Supplied entries:
* * * * * * * * *
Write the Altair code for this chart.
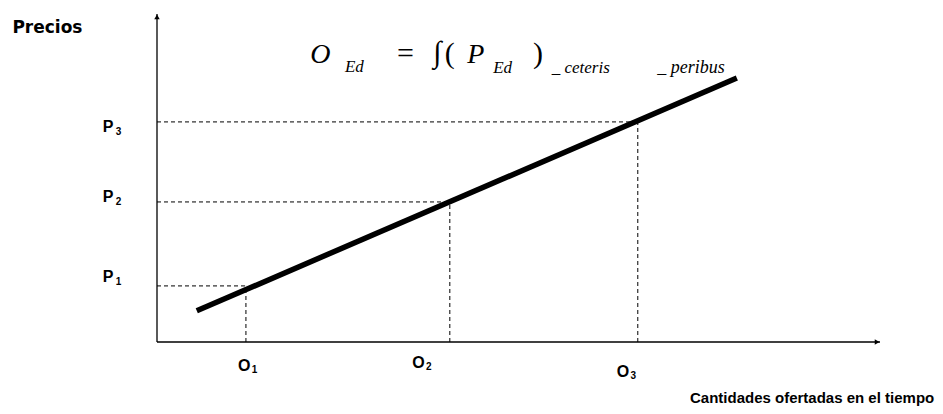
import altair as alt
import pandas as pd

# ---------------- data (quantity / price units, 0-100 axes) ----------------
q_marks = [12.3, 40.5, 66.5]          # O1, O2, O3
p_marks = [17.1, 42.7, 67.1]          # P1, P2, P3
supply_q = [5.5, 80.2]                # supply line end points (quantity)
supply_p = [9.5, 80.5]                # supply line end points (price)
axis_max = 100

# label text
p_main = ["P", "P", "P"]
p_sub = ["1", "2", "3"]
o_main = ["O", "O", "O"]
o_sub = ["1", "2", "3"]
y_title = "Precios"
x_title = "Cantidades ofertadas en el tiempo"

# label anchor positions (in axis units)
p_lab_x = [-7.5, -7.5, -7.5]
p_lab_y = [18.3, 42.7, 64.0]
p_sub_x = [-5.7, -5.7, -5.7]
p_sub_y = [17.3, 41.7, 63.0]
o_lab_x = [11.2, 35.3, 63.6]
o_lab_y = [-8.8, -7.9, -10.7]
o_sub_x = [13.1, 37.2, 65.5]
o_sub_y = [-9.4, -8.5, -11.3]

# formula pieces: text, x, y, size, style
f_text = ["O", "Ed", "=", "\u222b", "(", "P", "Ed", ")", "_ ceteris", "_ peribus"]
f_x = [21.2, 26.0, 33.2, 38.2, 39.8, 42.9, 46.5, 52.0, 54.6, 69.2]
f_y = [85.1, 82.3, 85.1, 85.3, 85.1, 85.1, 82.0, 85.1, 82.0, 82.0]
f_size = [28, 17, 30, 30, 30, 28, 17, 30, 17, 18]
f_style = ["italic", "italic", "normal", "normal", "normal", "italic", "italic",
           "normal", "italic", "italic"]

# ---------------- chart ----------------
xs = alt.Scale(domain=[0, axis_max], nice=False, zero=False)
ys = alt.Scale(domain=[0, axis_max], nice=False, zero=False)


def X(f="x"):
    return alt.X(f, type="quantitative", scale=xs, axis=None)


def Y(f="y"):
    return alt.Y(f, type="quantitative", scale=ys, axis=None)


guides = pd.DataFrame({"q": q_marks, "p": p_marks, "zero": [0, 0, 0]})

h_dash = alt.Chart(guides).mark_rule(color="black", strokeWidth=1, strokeDash=[4, 3]).encode(
    x=X("zero"), x2="q", y=Y("p"))
v_dash = alt.Chart(guides).mark_rule(color="black", strokeWidth=1, strokeDash=[4, 3]).encode(
    x=X("q"), y=Y("zero"), y2="p")

axes_df = pd.DataFrame({"x": [0, 0], "y": [0, 0], "x2": [0, axis_max], "y2": [axis_max, 0]})
axes = alt.Chart(axes_df).mark_rule(color="black", strokeWidth=1.3).encode(
    x=X("x"), x2="x2", y=Y("y"), y2="y2")

arrow_up = alt.Chart(pd.DataFrame({"x": [0], "y": [axis_max - 0.9]})).mark_point(
    shape="triangle-up", filled=True, color="black", size=30, opacity=1).encode(x=X(), y=Y())
arrow_right = alt.Chart(pd.DataFrame({"x": [axis_max - 0.4], "y": [0]})).mark_point(
    shape="triangle-right", filled=True, color="black", size=30, opacity=1).encode(x=X(), y=Y())

supply = alt.Chart(pd.DataFrame({"x": supply_q, "y": supply_p})).mark_line(
    color="black", strokeWidth=5.5, strokeCap="butt").encode(x=X(), y=Y())


def text_layer(texts, xv, yv, size, font="Liberation Sans", weight="bold",
               style="normal", align="left"):
    df = pd.DataFrame({"t": texts, "x": xv, "y": yv})
    return alt.Chart(df).mark_text(
        font=font, fontSize=size, fontWeight=weight, fontStyle=style,
        align=align, baseline="alphabetic", color="black").encode(
        x=X(), y=Y(), text="t:N")


p_labels = text_layer(p_main, p_lab_x, p_lab_y, 16)
p_subs = text_layer(p_sub, p_sub_x, p_sub_y, 10)
o_labels = text_layer(o_main, o_lab_x, o_lab_y, 16)
o_subs = text_layer(o_sub, o_sub_x, o_sub_y, 10)
ytitle = text_layer([y_title], [-20.0], [94.2], 17, font="DejaVu Sans")
xtitle = text_layer([x_title], [107.5], [-18.6], 15, align="right")

fdf = pd.DataFrame({"t": f_text, "x": f_x, "y": f_y, "s": f_size, "st": f_style})
formula_layers = []
for st in ["italic", "normal"]:
    sub = fdf[fdf["st"] == st]
    formula_layers.append(
        alt.Chart(sub).mark_text(font="Liberation Serif", fontStyle=st, align="left",
                                 baseline="alphabetic", color="black").encode(
            x=X(), y=Y(), text="t:N",
            size=alt.Size("s:Q", scale=None, legend=None)))

chart = alt.layer(
    h_dash, v_dash, axes, arrow_up, arrow_right, supply,
    p_labels, p_subs, o_labels, o_subs, ytitle, xtitle, *formula_layers
).properties(
    width=723, height=328,
    padding={"left": 149, "top": 6, "right": 55, "bottom": 64},
    autosize=alt.AutoSizeParams(type="none"),
    background="white",
).configure_view(stroke=None)

chart.save("out.html", embed_options={"renderer": "svg", "actions": False})
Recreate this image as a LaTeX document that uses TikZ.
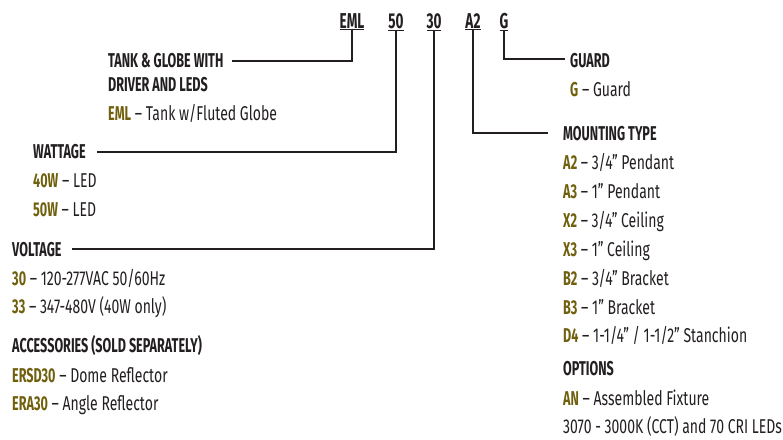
* * * * * * * * *
Could you reproduce every record above exactly, leaving out the pictures?

Solution to this exercise:
Write the Altair code for this chart.
import altair as alt
import pandas as pd

# ---------------- data (quantity / price units, 0-100 axes) ----------------
q_marks = [12.3, 40.5, 66.5]          # O1, O2, O3
p_marks = [17.1, 42.7, 67.1]          # P1, P2, P3
supply_q = [5.5, 80.2]                # supply line end points (quantity)
supply_p = [9.5, 80.5]                # supply line end points (price)
axis_max = 100

# label text
p_main = ["P", "P", "P"]
p_sub = ["1", "2", "3"]
o_main = ["O", "O", "O"]
o_sub = ["1", "2", "3"]
y_title = "Precios"
x_title = "Cantidades ofertadas en el tiempo"

# label anchor positions (in axis units)
p_lab_x = [-7.5, -7.5, -7.5]
p_lab_y = [18.3, 42.7, 64.0]
p_sub_x = [-5.7, -5.7, -5.7]
p_sub_y = [17.3, 41.7, 63.0]
o_lab_x = [11.2, 35.3, 63.6]
o_lab_y = [-8.8, -7.9, -10.7]
o_sub_x = [13.1, 37.2, 65.5]
o_sub_y = [-9.4, -8.5, -11.3]

# formula pieces: text, x, y, size, style
f_text = ["O", "Ed", "=", "\u222b", "(", "P", "Ed", ")", "_ ceteris", "_ peribus"]
f_x = [21.2, 26.0, 33.2, 38.2, 39.8, 42.9, 46.5, 52.0, 54.6, 69.2]
f_y = [85.1, 82.3, 85.1, 85.3, 85.1, 85.1, 82.0, 85.1, 82.0, 82.0]
f_size = [28, 17, 30, 30, 30, 28, 17, 30, 17, 18]
f_style = ["italic", "italic", "normal", "normal", "normal", "italic", "italic",
           "normal", "italic", "italic"]

# ---------------- chart ----------------
xs = alt.Scale(domain=[0, axis_max], nice=False, zero=False)
ys = alt.Scale(domain=[0, axis_max], nice=False, zero=False)


def X(f="x"):
    return alt.X(f, type="quantitative", scale=xs, axis=None)


def Y(f="y"):
    return alt.Y(f, type="quantitative", scale=ys, axis=None)


guides = pd.DataFrame({"q": q_marks, "p": p_marks, "zero": [0, 0, 0]})

h_dash = alt.Chart(guides).mark_rule(color="black", strokeWidth=1, strokeDash=[4, 3]).encode(
    x=X("zero"), x2="q", y=Y("p"))
v_dash = alt.Chart(guides).mark_rule(color="black", strokeWidth=1, strokeDash=[4, 3]).encode(
    x=X("q"), y=Y("zero"), y2="p")

axes_df = pd.DataFrame({"x": [0, 0], "y": [0, 0], "x2": [0, axis_max], "y2": [axis_max, 0]})
axes = alt.Chart(axes_df).mark_rule(color="black", strokeWidth=1.3).encode(
    x=X("x"), x2="x2", y=Y("y"), y2="y2")

arrow_up = alt.Chart(pd.DataFrame({"x": [0], "y": [axis_max - 0.9]})).mark_point(
    shape="triangle-up", filled=True, color="black", size=30, opacity=1).encode(x=X(), y=Y())
arrow_right = alt.Chart(pd.DataFrame({"x": [axis_max - 0.4], "y": [0]})).mark_point(
    shape="triangle-right", filled=True, color="black", size=30, opacity=1).encode(x=X(), y=Y())

supply = alt.Chart(pd.DataFrame({"x": supply_q, "y": supply_p})).mark_line(
    color="black", strokeWidth=5.5, strokeCap="butt").encode(x=X(), y=Y())


def text_layer(texts, xv, yv, size, font="Liberation Sans", weight="bold",
               style="normal", align="left"):
    df = pd.DataFrame({"t": texts, "x": xv, "y": yv})
    return alt.Chart(df).mark_text(
        font=font, fontSize=size, fontWeight=weight, fontStyle=style,
        align=align, baseline="alphabetic", color="black").encode(
        x=X(), y=Y(), text="t:N")


p_labels = text_layer(p_main, p_lab_x, p_lab_y, 16)
p_subs = text_layer(p_sub, p_sub_x, p_sub_y, 10)
o_labels = text_layer(o_main, o_lab_x, o_lab_y, 16)
o_subs = text_layer(o_sub, o_sub_x, o_sub_y, 10)
ytitle = text_layer([y_title], [-20.0], [94.2], 17, font="DejaVu Sans")
xtitle = text_layer([x_title], [107.5], [-18.6], 15, align="right")

fdf = pd.DataFrame({"t": f_text, "x": f_x, "y": f_y, "s": f_size, "st": f_style})
formula_layers = []
for st in ["italic", "normal"]:
    sub = fdf[fdf["st"] == st]
    formula_layers.append(
        alt.Chart(sub).mark_text(font="Liberation Serif", fontStyle=st, align="left",
                                 baseline="alphabetic", color="black").encode(
            x=X(), y=Y(), text="t:N",
            size=alt.Size("s:Q", scale=None, legend=None)))

chart = alt.layer(
    h_dash, v_dash, axes, arrow_up, arrow_right, supply,
    p_labels, p_subs, o_labels, o_subs, ytitle, xtitle, *formula_layers
).properties(
    width=723, height=328,
    padding={"left": 149, "top": 6, "right": 55, "bottom": 64},
    autosize=alt.AutoSizeParams(type="none"),
    background="white",
).configure_view(stroke=None)

chart.save("out.html", embed_options={"renderer": "svg", "actions": False})
Recreate this image as a LaTeX document that uses TikZ.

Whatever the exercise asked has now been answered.